In the listing below, find the line containing "Output the Python" and the line containing "from matplotlib.patches import Rectangle". Repeat exactly those two lines and every line between them, nothing more.

- **Material to process**

===

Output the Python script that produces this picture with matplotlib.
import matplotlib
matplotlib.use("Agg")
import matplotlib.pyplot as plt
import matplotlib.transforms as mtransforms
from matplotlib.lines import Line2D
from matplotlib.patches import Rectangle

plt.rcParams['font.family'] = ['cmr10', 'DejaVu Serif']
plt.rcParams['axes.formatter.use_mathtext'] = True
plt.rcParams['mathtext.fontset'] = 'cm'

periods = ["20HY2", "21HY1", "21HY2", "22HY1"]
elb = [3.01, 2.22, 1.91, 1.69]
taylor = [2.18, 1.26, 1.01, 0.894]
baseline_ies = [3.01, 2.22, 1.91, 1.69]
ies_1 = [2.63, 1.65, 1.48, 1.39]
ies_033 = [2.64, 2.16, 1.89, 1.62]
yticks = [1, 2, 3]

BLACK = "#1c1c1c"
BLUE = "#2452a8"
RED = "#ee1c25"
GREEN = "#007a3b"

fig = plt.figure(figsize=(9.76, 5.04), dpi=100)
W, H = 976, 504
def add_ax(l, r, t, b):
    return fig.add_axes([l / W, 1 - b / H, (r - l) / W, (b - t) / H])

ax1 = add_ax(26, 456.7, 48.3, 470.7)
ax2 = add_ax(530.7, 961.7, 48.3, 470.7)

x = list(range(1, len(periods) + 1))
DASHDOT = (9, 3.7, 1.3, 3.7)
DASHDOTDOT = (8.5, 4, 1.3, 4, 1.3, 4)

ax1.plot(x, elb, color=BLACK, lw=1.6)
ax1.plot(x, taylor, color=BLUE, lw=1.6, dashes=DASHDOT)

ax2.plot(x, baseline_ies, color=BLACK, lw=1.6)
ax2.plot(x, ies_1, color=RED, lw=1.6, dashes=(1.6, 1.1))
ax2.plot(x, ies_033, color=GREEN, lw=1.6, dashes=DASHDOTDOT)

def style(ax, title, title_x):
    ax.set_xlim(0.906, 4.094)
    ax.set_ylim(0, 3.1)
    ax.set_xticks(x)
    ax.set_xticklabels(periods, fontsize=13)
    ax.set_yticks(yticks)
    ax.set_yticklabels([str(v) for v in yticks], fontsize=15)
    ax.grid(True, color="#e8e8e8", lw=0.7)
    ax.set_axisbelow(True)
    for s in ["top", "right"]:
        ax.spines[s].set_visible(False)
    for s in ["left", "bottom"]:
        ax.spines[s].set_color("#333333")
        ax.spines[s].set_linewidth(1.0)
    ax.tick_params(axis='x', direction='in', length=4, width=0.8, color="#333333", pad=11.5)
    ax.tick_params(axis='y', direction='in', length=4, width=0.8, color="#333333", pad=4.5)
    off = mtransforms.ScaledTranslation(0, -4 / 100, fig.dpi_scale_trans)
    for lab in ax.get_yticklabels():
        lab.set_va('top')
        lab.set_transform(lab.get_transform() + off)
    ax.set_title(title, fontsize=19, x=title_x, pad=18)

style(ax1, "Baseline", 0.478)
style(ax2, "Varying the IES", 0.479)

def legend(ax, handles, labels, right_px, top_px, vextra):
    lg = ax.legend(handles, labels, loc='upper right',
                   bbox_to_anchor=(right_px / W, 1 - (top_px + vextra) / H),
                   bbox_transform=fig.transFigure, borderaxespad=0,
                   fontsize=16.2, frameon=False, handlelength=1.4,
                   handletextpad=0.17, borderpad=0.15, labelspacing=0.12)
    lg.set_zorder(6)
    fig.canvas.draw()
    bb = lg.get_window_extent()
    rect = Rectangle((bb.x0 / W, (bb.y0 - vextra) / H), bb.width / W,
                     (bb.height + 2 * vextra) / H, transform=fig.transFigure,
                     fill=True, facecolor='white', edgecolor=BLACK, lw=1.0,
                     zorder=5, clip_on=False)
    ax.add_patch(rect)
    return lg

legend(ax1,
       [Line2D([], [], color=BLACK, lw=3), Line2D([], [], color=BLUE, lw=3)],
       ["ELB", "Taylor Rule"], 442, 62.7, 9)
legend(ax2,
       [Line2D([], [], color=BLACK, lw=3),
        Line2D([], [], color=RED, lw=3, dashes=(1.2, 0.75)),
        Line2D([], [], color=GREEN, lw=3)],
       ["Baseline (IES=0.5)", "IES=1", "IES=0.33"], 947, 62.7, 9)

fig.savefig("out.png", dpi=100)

===

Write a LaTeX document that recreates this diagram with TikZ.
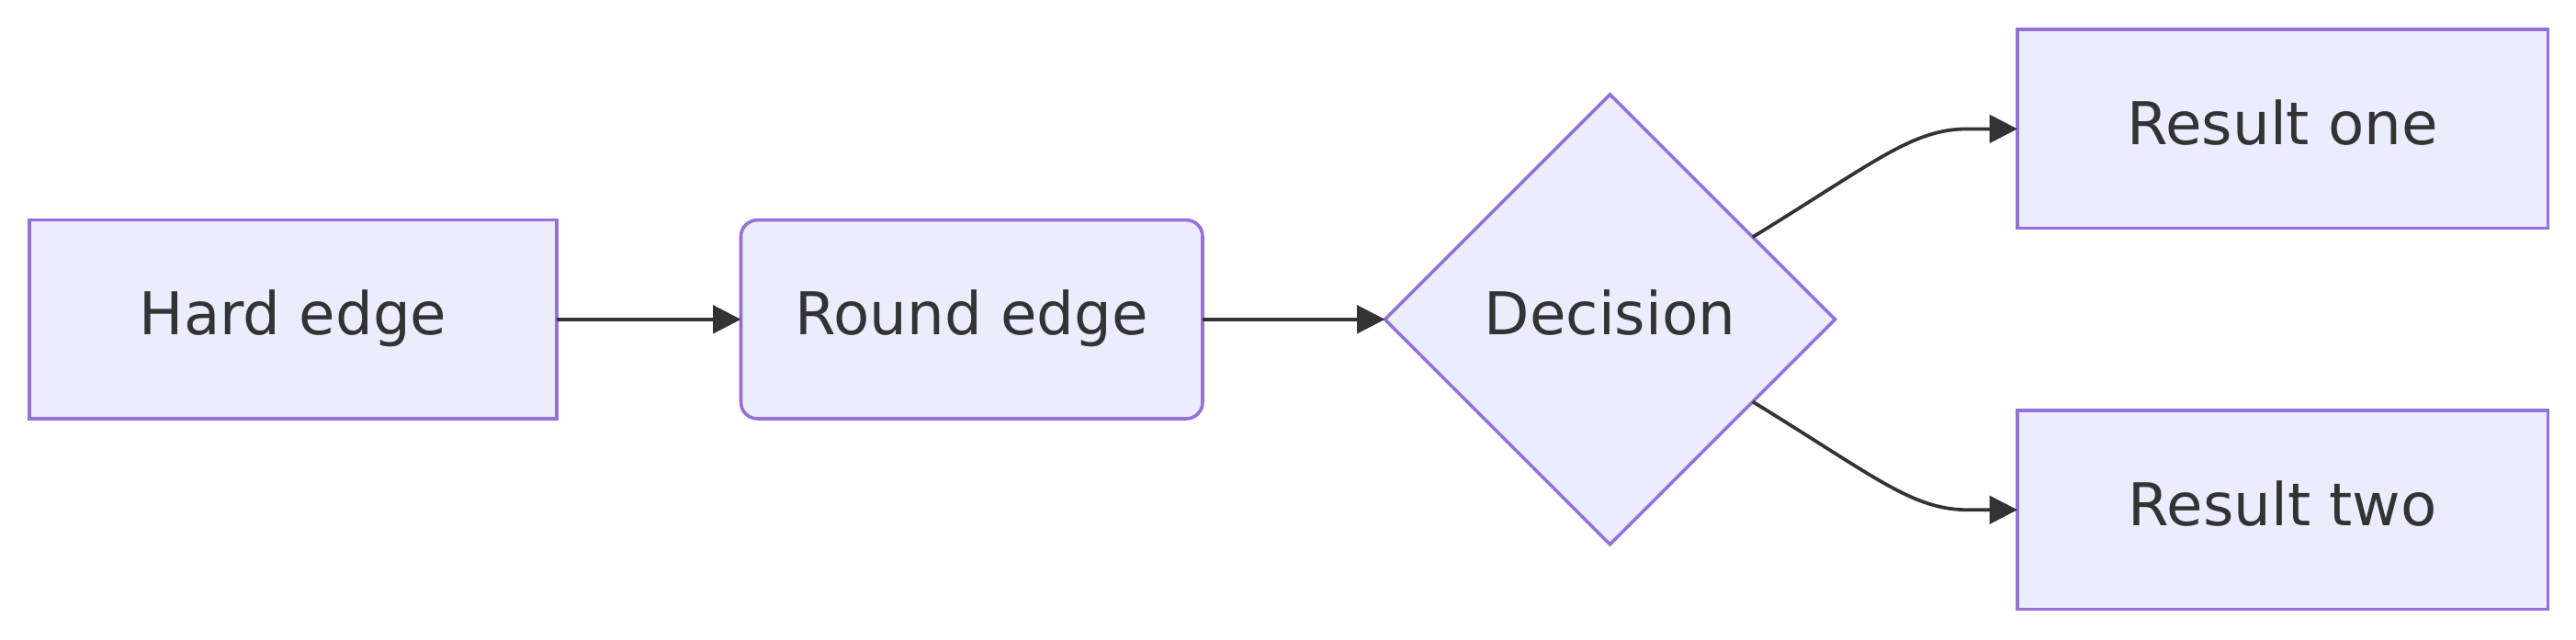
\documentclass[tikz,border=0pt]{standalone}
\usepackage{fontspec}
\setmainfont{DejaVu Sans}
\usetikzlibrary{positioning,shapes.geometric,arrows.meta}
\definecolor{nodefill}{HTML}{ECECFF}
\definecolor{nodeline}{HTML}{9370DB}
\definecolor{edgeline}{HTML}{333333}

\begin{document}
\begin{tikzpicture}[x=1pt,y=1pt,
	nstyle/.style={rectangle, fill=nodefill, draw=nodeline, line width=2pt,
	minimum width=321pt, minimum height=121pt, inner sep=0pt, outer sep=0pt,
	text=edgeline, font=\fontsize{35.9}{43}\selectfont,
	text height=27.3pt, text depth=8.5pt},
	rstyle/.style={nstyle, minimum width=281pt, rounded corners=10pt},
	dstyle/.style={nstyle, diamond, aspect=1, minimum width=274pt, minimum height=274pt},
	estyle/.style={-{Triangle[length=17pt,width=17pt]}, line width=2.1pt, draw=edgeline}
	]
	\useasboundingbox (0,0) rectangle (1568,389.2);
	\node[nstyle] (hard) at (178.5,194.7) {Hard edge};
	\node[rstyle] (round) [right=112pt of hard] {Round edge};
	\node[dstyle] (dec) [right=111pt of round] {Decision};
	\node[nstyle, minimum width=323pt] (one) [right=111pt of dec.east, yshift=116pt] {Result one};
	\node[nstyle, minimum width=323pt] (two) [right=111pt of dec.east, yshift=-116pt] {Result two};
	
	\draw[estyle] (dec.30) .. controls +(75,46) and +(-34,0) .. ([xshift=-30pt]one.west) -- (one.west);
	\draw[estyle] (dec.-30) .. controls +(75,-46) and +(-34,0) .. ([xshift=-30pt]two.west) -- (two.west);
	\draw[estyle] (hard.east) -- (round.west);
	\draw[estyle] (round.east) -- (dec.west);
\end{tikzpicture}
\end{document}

===

- **Result for this exercise**
Output the Python script that produces this picture with matplotlib.
import matplotlib
matplotlib.use("Agg")
import matplotlib.pyplot as plt
import matplotlib.transforms as mtransforms
from matplotlib.lines import Line2D
from matplotlib.patches import Rectangle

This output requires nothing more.